The False Claims Act has been very good to some trial lawyers.
Firms such as D.C.’s Phillips & Cohen have won billions since the mid-1980s by bringing whistle-blower suits against government contractors.
“A lot more has been saved in deterrence,” Phillips & Cohen lawyer Peter Chatfield said.
Some law firms have carved out niches by bringing False Claims Act cases in single government agencies.
Take Ashcraft & Gerel, a D.C. personal injury firm that has cornered the market on fraud litigation stemming from General Services Administration contracts. In March, the firm obtained a record $128 million settlement from Network Appliance Inc.
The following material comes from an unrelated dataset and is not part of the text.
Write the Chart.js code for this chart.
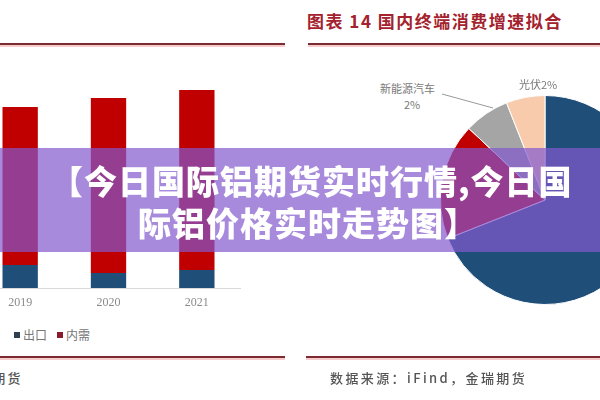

John Boese, a lawyer who defends companies from False Claims Act litigation, said the rewards provision confuses the public interest with lawyers’ interests.
“People who deal with public money should recognize that if they cheat the taxpayer — truly cheat the taxpayer — there are serious ramifications to that,” he said.
“If you leave it to a Justice Department lawyer, they don’t have a financial interest in bringing a qui tam case,” he added.
“Once you put that in the hands of a private lawyer, it becomes not about what’s just but about how much they can recover,” Boese said.
Patrick Burns, spokesman for the D.C. nonprofit advocacy group Taxpayers Against Fraud, said that the False Claims Act is “a great free market innovation.”
“Theft is always ‘incentive-ized,’ ” he said. “What we’ll do is ‘incentive-ize’ integrity.”